I'm using PDFBox PDFTextStripper for text extraction. I also need to get color information for each character, ideally in writeString method. What I found, is this solution for PDFBox 1.8 (actually can be easy converted to 2.0 version), and what else i'm looking for is background color for each character (as in that answer there is only character color).
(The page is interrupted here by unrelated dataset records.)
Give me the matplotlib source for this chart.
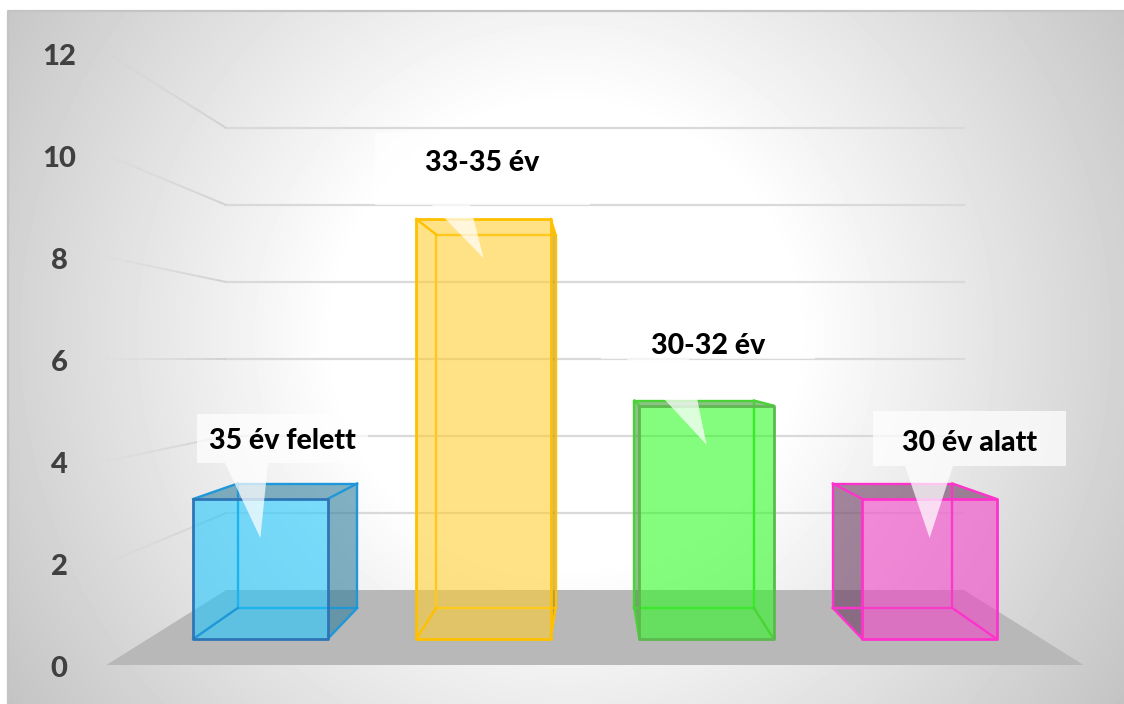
import numpy as np
import matplotlib
matplotlib.use("Agg")
import matplotlib.pyplot as plt
from matplotlib.patches import Polygon

plt.rcParams['font.family'] = ['Lato', 'DejaVu Sans']

# data
categories = ['35 év felett', '33-35 év', '30-32 év', '30 év alatt']
values = [3, 9, 5, 3]
axis_ticks = [0, 2, 4, 6, 8, 10, 12]

# colours per bar: face, side, front edge, back edge
face_colors = ['#1fc8ff', '#ffce2e', '#2cfb20', '#f440c8']
side_colors = ['#2f7f9c', '#a88a20', '#3f9a35', '#6b3a60']
front_edges = ['#2e75b6', '#ffc000', '#5cb84f', '#ff33cc']
back_edges = ['#1f97d8', '#ffc000', '#4ad336', '#ff33cc']

# callout boxes: left, right, top, bottom, tail left, tail right
callouts = [(197, 368, 414, 463, 225, 268),
            (375, 590, 133, 205, 432, 470),
            (601, 815, 322, 359, 627, 689),
            (873, 1066, 411, 466, 905, 953)]
text_y = [441, 163, 346, 443]

# perspective of the 3d chart, in pixels per value unit
VANISH_X = 595
EYE_LEVEL = 6
EYE_Y = 359
FLOOR_FRONT = 51
FLOOR_BACK = 38.5
BAR_FRONT = 46.67
BAR_BACK = 41.5
WALL_X = 9.58
BAR_STEP = 4.78
BAR_HALF = 1.44


def project(x, v, s):
    return VANISH_X + x * s, EYE_Y + (EYE_LEVEL - v) * s


fig = plt.figure(figsize=(11.24, 7.04), dpi=100)
ax = fig.add_axes([0, 0, 1, 1])

# background
xx, yy = np.meshgrid(np.arange(8, 1124), np.arange(10, 704))
r = np.hypot(xx - 565, yy - 335)
shade = 1 - 0.24 * np.clip(r - 230, 0, None) / 450
ax.imshow(shade, cmap='gray', vmin=0, vmax=1, extent=(8, 1124, 704, 10), aspect='auto', zorder=0)
ax.set_xlim(0, 1124)
ax.set_ylim(704, 0)
ax.axis('off')
ax.plot([8, 8, 1124], [704, 11, 11], color='#c4c4c4', lw=1.6, zorder=1)

# floor
floor = [project(-WALL_X, 0, FLOOR_FRONT), project(WALL_X, 0, FLOOR_FRONT),
         project(WALL_X, 0, FLOOR_BACK), project(-WALL_X, 0, FLOOR_BACK)]
ax.add_patch(Polygon(floor, closed=True, fc='#b8b8b8', ec='none', zorder=2))

# gridlines on the back wall and fading on the left wall
for t in axis_ticks[1:]:
    x0, y0 = project(-WALL_X, t, FLOOR_BACK)
    x1, y1 = project(WALL_X, t, FLOOR_BACK)
    ax.plot([x0, x1], [y0, y1], color='#d9d9d9', lw=1.6, zorder=3)
    x2, y2 = project(-WALL_X, t, FLOOR_FRONT)
    steps = np.linspace(0, 1, 13)
    for a, b in zip(steps[:-1], steps[1:]):
        ax.plot([x2 + (x0 - x2) * a, x2 + (x0 - x2) * b], [y2 + (y0 - y2) * a, y2 + (y0 - y2) * b],
                color='#cfcfcf', alpha=b * 0.9, lw=1.4, solid_capstyle='butt', zorder=3)

# bars
for i, v in enumerate(values):
    cx = (i - 1.5) * BAR_STEP
    left, right = cx - BAR_HALF, cx + BAR_HALF
    fb0 = project(left, 0, BAR_FRONT)
    fb1 = project(right, 0, BAR_FRONT)
    ft1 = project(right, v, BAR_FRONT)
    ft0 = project(left, v, BAR_FRONT)
    bb0 = project(left, 0, BAR_BACK)
    bb1 = project(right, 0, BAR_BACK)
    bt1 = project(right, v, BAR_BACK)
    bt0 = project(left, v, BAR_BACK)

    # right side shows left of the centre, left side shows right of it
    if cx < 0:
        side = [fb1, bb1, bt1, ft1]
    else:
        side = [fb0, bb0, bt0, ft0]
    ax.add_patch(Polygon(side, closed=True, fc=side_colors[i], ec='none', alpha=0.6, zorder=4))
    if v < EYE_LEVEL:
        ax.add_patch(Polygon([ft0, ft1, bt1, bt0], closed=True, fc=side_colors[i], ec='none', alpha=0.6, zorder=4))

    back = [bb0, bb1, bt1, bt0, bb0]
    ax.plot([p[0] for p in back], [p[1] for p in back], color=back_edges[i], lw=1.7, zorder=5)
    ax.add_patch(Polygon([fb0, fb1, ft1, ft0], closed=True, fc=face_colors[i], ec='none', alpha=0.58, zorder=6))
    for a, b in ((fb0, bb0), (fb1, bb1), (ft0, bt0), (ft1, bt1)):
        ax.plot([a[0], b[0]], [a[1], b[1]], color=back_edges[i], lw=1.7, zorder=7)
    ax.add_patch(Polygon([fb0, fb1, ft1, ft0], closed=True, fc='none', ec=front_edges[i], lw=2, joinstyle='round', zorder=7))

    # data callout with tail pointing into the bar
    l, r_, t, b, tl, tr = callouts[i]
    tip = (project(cx, 0, BAR_FRONT)[0], ft0[1] + 39)
    ax.add_patch(Polygon([(l, t), (r_, t), (r_, b), (tr, b), tip, (tl, b), (l, b)], closed=True,
                         fc='white', ec='none', alpha=0.72, zorder=8))
    ax.text((l + r_) / 2 if i != 0 else 282, text_y[i], categories[i], fontsize=20.5, fontweight=900,
            color='black', ha='center', va='center', zorder=9)

# value axis labels
for t in axis_ticks:
    lx, ly = project(-WALL_X, t, FLOOR_FRONT)
    ax.text(59, ly + 4, str(t), fontsize=21, fontweight=900, color='#404040', ha='center', va='center', zorder=9)

fig.savefig('out.png', dpi=100)
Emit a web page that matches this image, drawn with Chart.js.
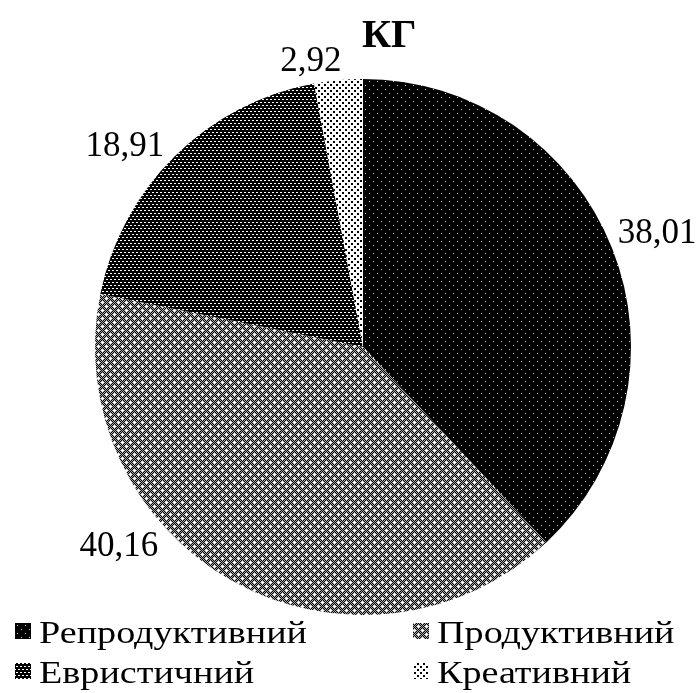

I added all handlers for Fill operators - CloseFillNonZeroAndStrokePath, CloseFillEvenOddAndStrokePath FillNonZeroAndStrokePath, FillEvenOddAndStrokePath, LegacyFillNonZeroRule, FillNonZeroRule, FillEvenOddRule (like suggested in this topic), and inside those operators get nonStrokingColor:
public final class FillEvenOddRule extends OperatorProcessor {
@Override
public void process(Operator operator, List<COSBase> operands) throws IOException {
linePath.setWindingRule(GeneralPath.WIND_EVEN_ODD);
deleteCharsInPath();
linePath.reset();
PDGraphicsState gs = getGraphicsState();
PDColor nonStrokingColor = gs.getNonStrokingColor();
fillColor = nonStrokingColor.toRGB();
}
@Override
public String getName() {
return "f*";
}
}
Then in processTextPosition I tried to get this fillColor and put it to map for each character (assuming content stream work consecutive way - after Fill operator completes, all next coming to processTextPosition characters should have this fillColor. However this is not truth and all characters have wrong color. There is file I'm trying to process, each second row has blue filling, and I would like to get that blue color for each character in such row, and white color for each character in white row. Is it possible with PDFBox?